- [RECORDED DATA]

○ ○ ○ ○

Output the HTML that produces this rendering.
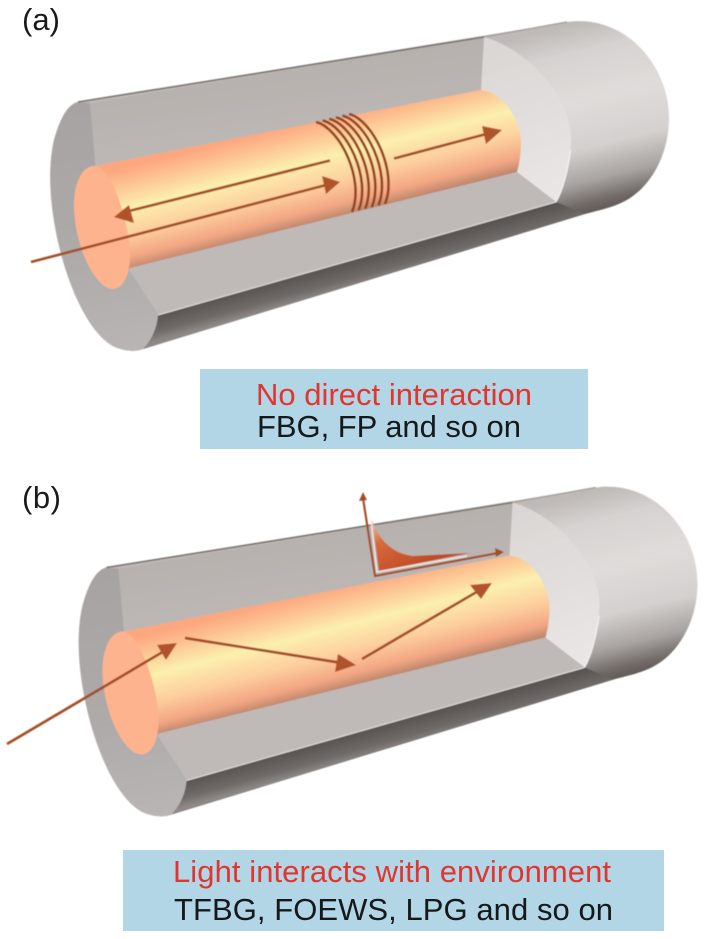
<!DOCTYPE html>
<html lang="en">
<head>
<meta charset="utf-8">
<title>Fiber sensing diagram</title>
<style>
html,body{margin:0;padding:0;background:#fff;width:708px;height:939px;overflow:hidden}
svg{display:block}
text{font-family:"Liberation Sans",Arial,sans-serif;font-size:31px}
</style>
</head>
<body>
<svg width="708" height="939" viewBox="0 0 708 939" xmlns="http://www.w3.org/2000/svg">
<defs>
  <linearGradient id="body" gradientUnits="userSpaceOnUse" x1="590" y1="20" x2="635" y2="205">
    <stop offset="0" stop-color="#bfbab8"/><stop offset=".15" stop-color="#d6d2d0"/>
    <stop offset=".4" stop-color="#e0dcda"/><stop offset=".65" stop-color="#d4d0ce"/>
    <stop offset=".82" stop-color="#a8a3a1"/><stop offset=".93" stop-color="#726b68"/><stop offset="1" stop-color="#5c5552"/>
  </linearGradient>
  <linearGradient id="face" gradientUnits="userSpaceOnUse" x1="70" y1="100" x2="120" y2="350">
    <stop offset="0" stop-color="#a6a3a2"/><stop offset=".6" stop-color="#adaaa9"/><stop offset="1" stop-color="#b8b5b4"/>
  </linearGradient>
  <linearGradient id="wall" gradientUnits="userSpaceOnUse" x1="280" y1="60" x2="290" y2="130">
    <stop offset="0" stop-color="#b6b0ad"/><stop offset="1" stop-color="#bcb7b4"/>
  </linearGradient>
  <linearGradient id="end" gradientUnits="userSpaceOnUse" x1="490" y1="40" x2="550" y2="200">
    <stop offset="0" stop-color="#dad6d4"/><stop offset="1" stop-color="#e9e6e5"/>
  </linearGradient>
  <linearGradient id="under" gradientUnits="userSpaceOnUse" x1="345" y1="258" x2="353" y2="287">
    <stop offset="0" stop-color="#534d4b"/><stop offset=".7" stop-color="#6f6a68"/><stop offset="1" stop-color="#8d8886"/>
  </linearGradient>
  <linearGradient id="core" gradientUnits="userSpaceOnUse" x1="296" y1="124" x2="322" y2="226">
    <stop offset="0" stop-color="#fda77f"/><stop offset=".1" stop-color="#fdb88b"/>
    <stop offset=".38" stop-color="#fcefae"/><stop offset=".62" stop-color="#fdd09e"/>
    <stop offset=".84" stop-color="#f2a683"/><stop offset="1" stop-color="#a87a64"/>
  </linearGradient>
  <linearGradient id="wave" gradientUnits="userSpaceOnUse" x1="372" y1="518" x2="400" y2="575">
    <stop offset="0" stop-color="#efcdb6"/><stop offset=".4" stop-color="#d9693c"/><stop offset="1" stop-color="#bf4c26"/>
  </linearGradient>
  <filter id="soft" x="-5%" y="-5%" width="110%" height="110%"><feGaussianBlur stdDeviation=".4"/></filter>
  <g id="tube">
    <path fill="url(#body)" d="M78 102L567 22C625 14 669 65 669 118C669 155 650 190 621 203C610 208 600 210 585 214L143 349C135 352 125 351 115 347C90 335 70 290 60 250C50 210 47 170 54 140C60 118 68 104 78 102Z"/>
    <path fill="url(#under)" d="M158 315L556 202L585 214L143 349C150 342 157 330 158 315Z"/>
    <path fill="url(#face)" d="M78 102L90 103L96 170L128 268L158 315C157 330 150 342 143 349C135 352 125 351 115 347C90 335 70 290 60 250C50 210 47 170 54 140C60 118 68 104 78 102Z"/>
    <path fill="url(#end)" d="M484 37C530 50 572 100 571 140C570 165 563 190 556 202L517 172L490 100L481 90Z"/>
    <path fill="url(#wall)" d="M90 103L484 37L481 90L96 168Z"/>
    <path fill="#bfbab8" d="M128 268L517 172L556 202L158 315Z"/>
    <path fill="none" stroke="#e4e1df" stroke-width="1" d="M158 315L556 202"/>
    <path fill="none" stroke="#f4f2f1" stroke-width="1.2" d="M556 202C563 190 568 170 570.5 150"/>
    <path fill="none" stroke="#77716e" stroke-width="1.6" d="M78 102L484 37"/>
    <path fill="none" stroke="#a19c9a" stroke-width="1.2" d="M484 37L567 22"/>
    <path fill="url(#core)" d="M95 166L481 90C505 93 521 122 521 142C521 155 519 165 517 172L130 268L113 289L95 230Z"/>
    <path fill="#fdb38e" d="M95 166C113 170 130 225 130 255C130 280 120 289 113 289C95 289 74 245 74 205C74 180 84 165 95 166Z"/>
  </g>
  <g id="ring"><path fill="none" stroke="#94451f" stroke-width="2.6" d="M316 122C340 128 365 180 352 212"/></g>
</defs>

<g filter="url(#soft)">
  <use href="#tube"/>
  <g>
    <use href="#ring"/>
    <use href="#ring" transform="translate(6.6,-1.6)"/>
    <use href="#ring" transform="translate(13.2,-3.2)"/>
    <use href="#ring" transform="translate(19.8,-4.8)"/>
    <use href="#ring" transform="translate(26.4,-6.4)"/>
    <use href="#ring" transform="translate(33,-8)"/>
  </g>
  <g stroke="#a44e27" stroke-width="2.7" fill="none">
    <path d="M330 160.5L125 212"/>
    <path d="M31 262L330 184"/>
    <path d="M394 158.5L490 133"/>
  </g>
  <g fill="#b0522a">
    <path d="M114 217L129 205L134 223Z"/>
    <path d="M340 182L322 176L326 194Z"/>
    <path d="M502 130L482 126L486 144Z"/>
  </g>

  <use href="#tube" transform="translate(28.5,465.5)"/>
  <g stroke="#a44e27" stroke-width="2.7" fill="none">
    <path d="M7 744L166 650"/>
    <path d="M185 638L342 663"/>
    <path d="M362 659L480 590"/>
  </g>
  <g fill="#b0522a">
    <path d="M177 643L157 645L166 660Z"/>
    <path d="M356 665L338 654L335 672Z"/>
    <path d="M492 583L470 585L481 599Z"/>
  </g>
  <path fill="url(#wave)" d="M372 519C377 535 388 553 413 556L470 553L379 571Z"/>
  <path fill="none" stroke="#efe9e4" stroke-width="1.5" d="M371 520L377 572L467 556"/>
  <path fill="none" stroke="#a44e27" stroke-width="2.2" d="M363 498L375 576L498 553"/>
  <path fill="#a44e27" d="M363 492L359 501L367 500Z"/>
  <path fill="#a44e27" d="M504 552L495 548L496 557Z"/>
</g>

<rect x="200" y="369" width="388" height="80" fill="#b2d6e6"/>
<rect x="123" y="850" width="541" height="81" fill="#b2d6e6"/>

<text x="22" y="30" fill="#1a1a1a" textLength="38">(a)</text>
<text x="22" y="508" fill="#1a1a1a" textLength="39">(b)</text>
<text x="256" y="405" fill="#e1362f" textLength="276">No direct interaction</text>
<text x="257" y="437" fill="#15191b" textLength="264">FBG, FP and so on</text>
<text x="173" y="882" fill="#e1362f" textLength="438">Light interacts with environment</text>
<text x="174" y="920" fill="#15191b" textLength="439">TFBG, FOEWS, LPG and so on</text>
</svg>
</body>
</html>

○ ○ ○ ○

- [EXERCISE DIRECTIONS] Strip out the pictures and quote the remaining data word for word.

- [OUTPUT OF THE TASK]
Output the HTML that produces this rendering.
<!DOCTYPE html>
<html lang="en">
<head>
<meta charset="utf-8">
<title>Fiber sensing diagram</title>
<style>
html,body{margin:0;padding:0;background:#fff;width:708px;height:939px;overflow:hidden}
svg{display:block}
text{font-family:"Liberation Sans",Arial,sans-serif;font-size:31px}
</style>
</head>
<body>
<svg width="708" height="939" viewBox="0 0 708 939" xmlns="http://www.w3.org/2000/svg">
<defs>
  <linearGradient id="body" gradientUnits="userSpaceOnUse" x1="590" y1="20" x2="635" y2="205">
    <stop offset="0" stop-color="#bfbab8"/><stop offset=".15" stop-color="#d6d2d0"/>
    <stop offset=".4" stop-color="#e0dcda"/><stop offset=".65" stop-color="#d4d0ce"/>
    <stop offset=".82" stop-color="#a8a3a1"/><stop offset=".93" stop-color="#726b68"/><stop offset="1" stop-color="#5c5552"/>
  </linearGradient>
  <linearGradient id="face" gradientUnits="userSpaceOnUse" x1="70" y1="100" x2="120" y2="350">
    <stop offset="0" stop-color="#a6a3a2"/><stop offset=".6" stop-color="#adaaa9"/><stop offset="1" stop-color="#b8b5b4"/>
  </linearGradient>
  <linearGradient id="wall" gradientUnits="userSpaceOnUse" x1="280" y1="60" x2="290" y2="130">
    <stop offset="0" stop-color="#b6b0ad"/><stop offset="1" stop-color="#bcb7b4"/>
  </linearGradient>
  <linearGradient id="end" gradientUnits="userSpaceOnUse" x1="490" y1="40" x2="550" y2="200">
    <stop offset="0" stop-color="#dad6d4"/><stop offset="1" stop-color="#e9e6e5"/>
  </linearGradient>
  <linearGradient id="under" gradientUnits="userSpaceOnUse" x1="345" y1="258" x2="353" y2="287">
    <stop offset="0" stop-color="#534d4b"/><stop offset=".7" stop-color="#6f6a68"/><stop offset="1" stop-color="#8d8886"/>
  </linearGradient>
  <linearGradient id="core" gradientUnits="userSpaceOnUse" x1="296" y1="124" x2="322" y2="226">
    <stop offset="0" stop-color="#fda77f"/><stop offset=".1" stop-color="#fdb88b"/>
    <stop offset=".38" stop-color="#fcefae"/><stop offset=".62" stop-color="#fdd09e"/>
    <stop offset=".84" stop-color="#f2a683"/><stop offset="1" stop-color="#a87a64"/>
  </linearGradient>
  <linearGradient id="wave" gradientUnits="userSpaceOnUse" x1="372" y1="518" x2="400" y2="575">
    <stop offset="0" stop-color="#efcdb6"/><stop offset=".4" stop-color="#d9693c"/><stop offset="1" stop-color="#bf4c26"/>
  </linearGradient>
  <filter id="soft" x="-5%" y="-5%" width="110%" height="110%"><feGaussianBlur stdDeviation=".4"/></filter>
  <g id="tube">
    <path fill="url(#body)" d="M78 102L567 22C625 14 669 65 669 118C669 155 650 190 621 203C610 208 600 210 585 214L143 349C135 352 125 351 115 347C90 335 70 290 60 250C50 210 47 170 54 140C60 118 68 104 78 102Z"/>
    <path fill="url(#under)" d="M158 315L556 202L585 214L143 349C150 342 157 330 158 315Z"/>
    <path fill="url(#face)" d="M78 102L90 103L96 170L128 268L158 315C157 330 150 342 143 349C135 352 125 351 115 347C90 335 70 290 60 250C50 210 47 170 54 140C60 118 68 104 78 102Z"/>
    <path fill="url(#end)" d="M484 37C530 50 572 100 571 140C570 165 563 190 556 202L517 172L490 100L481 90Z"/>
    <path fill="url(#wall)" d="M90 103L484 37L481 90L96 168Z"/>
    <path fill="#bfbab8" d="M128 268L517 172L556 202L158 315Z"/>
    <path fill="none" stroke="#e4e1df" stroke-width="1" d="M158 315L556 202"/>
    <path fill="none" stroke="#f4f2f1" stroke-width="1.2" d="M556 202C563 190 568 170 570.5 150"/>
    <path fill="none" stroke="#77716e" stroke-width="1.6" d="M78 102L484 37"/>
    <path fill="none" stroke="#a19c9a" stroke-width="1.2" d="M484 37L567 22"/>
    <path fill="url(#core)" d="M95 166L481 90C505 93 521 122 521 142C521 155 519 165 517 172L130 268L113 289L95 230Z"/>
    <path fill="#fdb38e" d="M95 166C113 170 130 225 130 255C130 280 120 289 113 289C95 289 74 245 74 205C74 180 84 165 95 166Z"/>
  </g>
  <g id="ring"><path fill="none" stroke="#94451f" stroke-width="2.6" d="M316 122C340 128 365 180 352 212"/></g>
</defs>

<g filter="url(#soft)">
  <use href="#tube"/>
  <g>
    <use href="#ring"/>
    <use href="#ring" transform="translate(6.6,-1.6)"/>
    <use href="#ring" transform="translate(13.2,-3.2)"/>
    <use href="#ring" transform="translate(19.8,-4.8)"/>
    <use href="#ring" transform="translate(26.4,-6.4)"/>
    <use href="#ring" transform="translate(33,-8)"/>
  </g>
  <g stroke="#a44e27" stroke-width="2.7" fill="none">
    <path d="M330 160.5L125 212"/>
    <path d="M31 262L330 184"/>
    <path d="M394 158.5L490 133"/>
  </g>
  <g fill="#b0522a">
    <path d="M114 217L129 205L134 223Z"/>
    <path d="M340 182L322 176L326 194Z"/>
    <path d="M502 130L482 126L486 144Z"/>
  </g>

  <use href="#tube" transform="translate(28.5,465.5)"/>
  <g stroke="#a44e27" stroke-width="2.7" fill="none">
    <path d="M7 744L166 650"/>
    <path d="M185 638L342 663"/>
    <path d="M362 659L480 590"/>
  </g>
  <g fill="#b0522a">
    <path d="M177 643L157 645L166 660Z"/>
    <path d="M356 665L338 654L335 672Z"/>
    <path d="M492 583L470 585L481 599Z"/>
  </g>
  <path fill="url(#wave)" d="M372 519C377 535 388 553 413 556L470 553L379 571Z"/>
  <path fill="none" stroke="#efe9e4" stroke-width="1.5" d="M371 520L377 572L467 556"/>
  <path fill="none" stroke="#a44e27" stroke-width="2.2" d="M363 498L375 576L498 553"/>
  <path fill="#a44e27" d="M363 492L359 501L367 500Z"/>
  <path fill="#a44e27" d="M504 552L495 548L496 557Z"/>
</g>

<rect x="200" y="369" width="388" height="80" fill="#b2d6e6"/>
<rect x="123" y="850" width="541" height="81" fill="#b2d6e6"/>

<text x="22" y="30" fill="#1a1a1a" textLength="38">(a)</text>
<text x="22" y="508" fill="#1a1a1a" textLength="39">(b)</text>
<text x="256" y="405" fill="#e1362f" textLength="276">No direct interaction</text>
<text x="257" y="437" fill="#15191b" textLength="264">FBG, FP and so on</text>
<text x="173" y="882" fill="#e1362f" textLength="438">Light interacts with environment</text>
<text x="174" y="920" fill="#15191b" textLength="439">TFBG, FOEWS, LPG and so on</text>
</svg>
</body>
</html>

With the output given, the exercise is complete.